Black Mirror Finds its Horror Inside Reality

At their core, scary movies follow a similar plotline. They often start in a quaint town, with a seemingly innocent protagonist that is forced to move to some sort of abandoned mansion or cabin in the woods. Usually, their family is down on money and their parents often say key phrases, like “this will be good for us, a new start.”

Then enters the villain. A demon or murderer or demonic murderer comes to terrorize the protagonist in sneaky ways that no one believes until it is too late. Finally, the protagonist figures out a way to banish the villain back to the fiery pits of hell from which it came, until inevitably there is a scene revealing that the villain is still very much alive and ready for about eight more sequels.

I realize how similar every movie in this genre is, yet I continue to watch at least one scary movie a week. I have become desensitized to the classic notion of “fear” that arises from ghosts, exorcisms and gruesome or ridiculous murders simply because I can easily detach myself from that false reality.
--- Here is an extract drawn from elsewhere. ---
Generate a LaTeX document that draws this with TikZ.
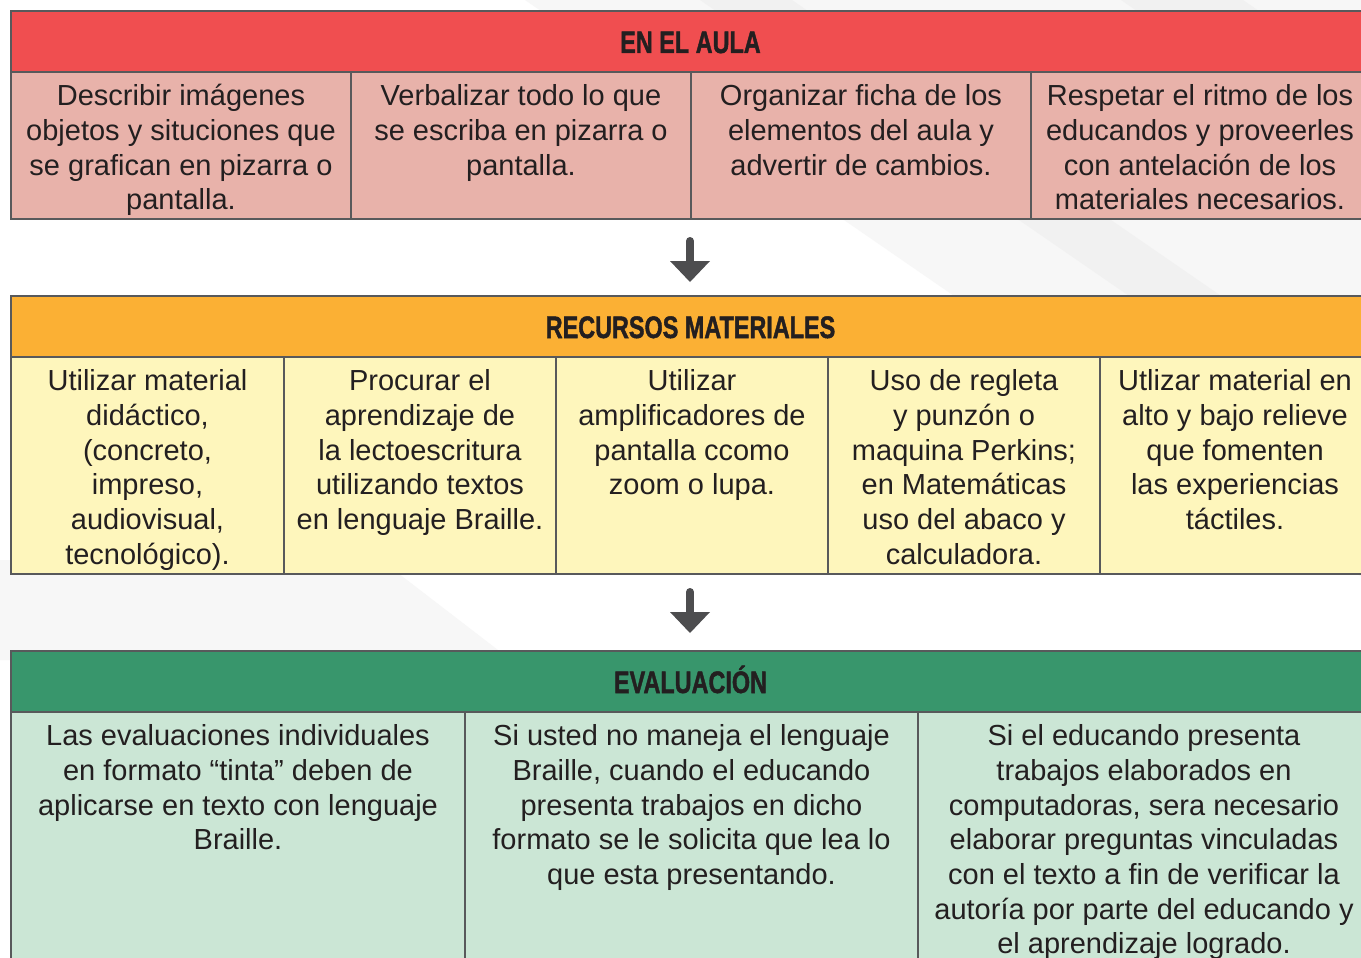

Black Mirror is a different story.

One of Netflix’s most popular shows, Black Mirror is a series about society and how technology is controlling the modern world. Each episode gives a different scenario in which humans are swayed and manipulated by the many new and exciting gadgets that the technological world can offer. And it is downright terrifying.

As opposed to movie’s like IT about clown’s that feed off fear, which obviously does not exist, Black Mirror is often about a piece of technology that is omnipresent in everyday life or could be within the next decade. Typically, the beginning of the episode introduces a new piece of digital machinery or automated reality that is supposed to be useful for mankind. Throughout the episode, it is not the technology that turns on the human, it is the human that is so easily changed by the technology. Rather than portraying evil robots trying to rebel against mankind, the show just lets people ruin their lives all by themselves. My fear of this show stems from how often I can see this happening daily.

People are constantly talking about how iPhones and computers are taking over the world, which is not necessarily a bad thing. Humans are using technology to communicate with others on a global level, cure diseases and fix disabilities, but they are also abusing technology in ways that inhibit social development, promote addiction and shorten attention spans.

It is not realistic to want to decimate technology when it is evolving at such an exponential rate but it is reasonable to adapt along with it. People need to find a balance between the amount of time they spend on computers and phones that is not absolutely necessary so that it does not become something that even has the power to take over their lives. It is so easy to spend hours scrolling through funny articles or binge watching a show when you have free time, but it also becomes easy to start doing this when you are busy with other work because it turns into a habit.

Black Mirror provides such a harsh yet honest criticism on where society is headed that I can only watch one episode at a time because after more than that I start taping over the webcam on my computer or hiding my phone in my drawer at night. The fact that I even have these fears show how close modern civilization is to matching this fictional world and how important it is to prevent that from happening.